MARKLE, Ind. (WPTA21) - Many of Indiana's 800 volunteer fire departments are struggling with tight budgets and sagging recruitment.
Agencies are having to think outside the box to overcome some problems, while others may take help from state lawmakers to get a handle on.
The Markle Fire Department in Huntington County is pumped up about showing off its new toy.
It's a truck that is an engine, outfitted with hoses and fire suppression equipment, and a rescue vehicle, all in one.
Fire chief Jon Gray admits the truck is not cheap.
It cost about $640,000.
But now, when a house catches fire, or a serious car crash happens, the department may only have to send out one truck, not two, to assist.
"With taking only one truck you're saving a lot of wear and tear. We're saving fuel by only taking one truck out instead of two and hopefully we'll see great success and this lasting 20 years," Chief Gray said.

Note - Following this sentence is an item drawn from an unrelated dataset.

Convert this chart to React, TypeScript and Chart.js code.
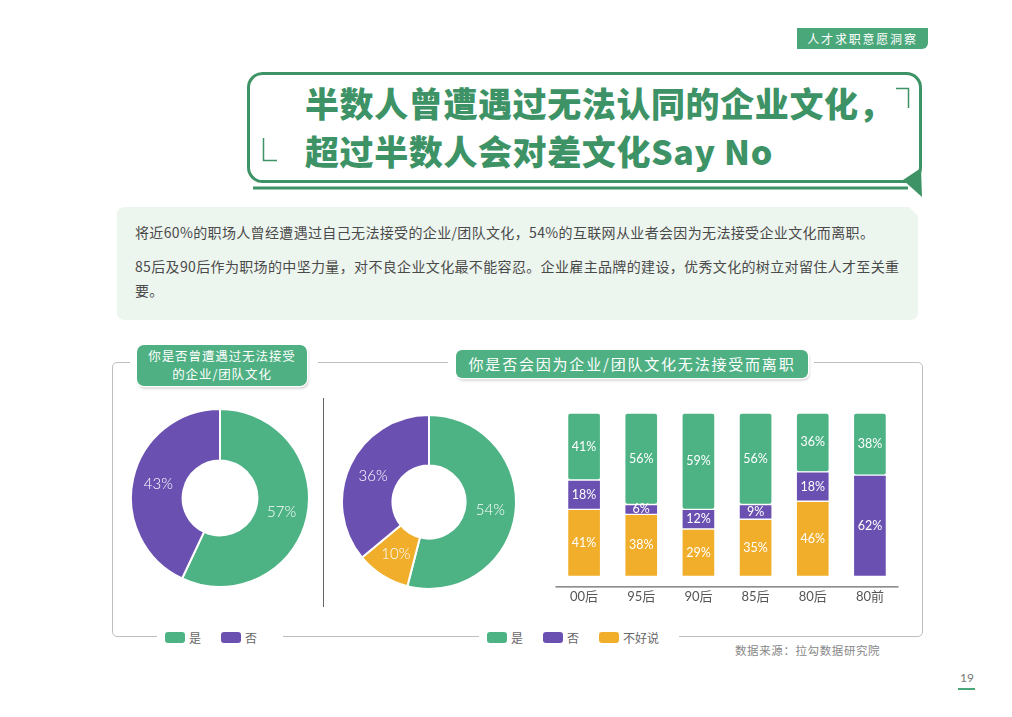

The Markle Fire Department doesn't have significant manpower issues, but that's not the case for several others in this area.
"We're just seeing less and less people wanting to become volunteer firefighters," said Don Patnoude.
He is the long-time chief of the Southwest Fire District in Allen County.
His department has a budget to support hiring some full and part-time staff to make fire and ambulance runs at all times of the day.
Some small departments can't afford to do that.
Patnoude says agencies that can't recruit enough young volunteers, must rely on aging ones who may find it hard to handle the physical demands of firefighting.
"In many departments it's already at the critical level and there needs to be…the ball needs to start rolling down at the Statehouse on how we address this, because ultimately it's going to end up there. You're not going to be able to kick the can down the road, because you're running out of road," Patnoude said.
About 70 percent of America's firefighters are volunteers.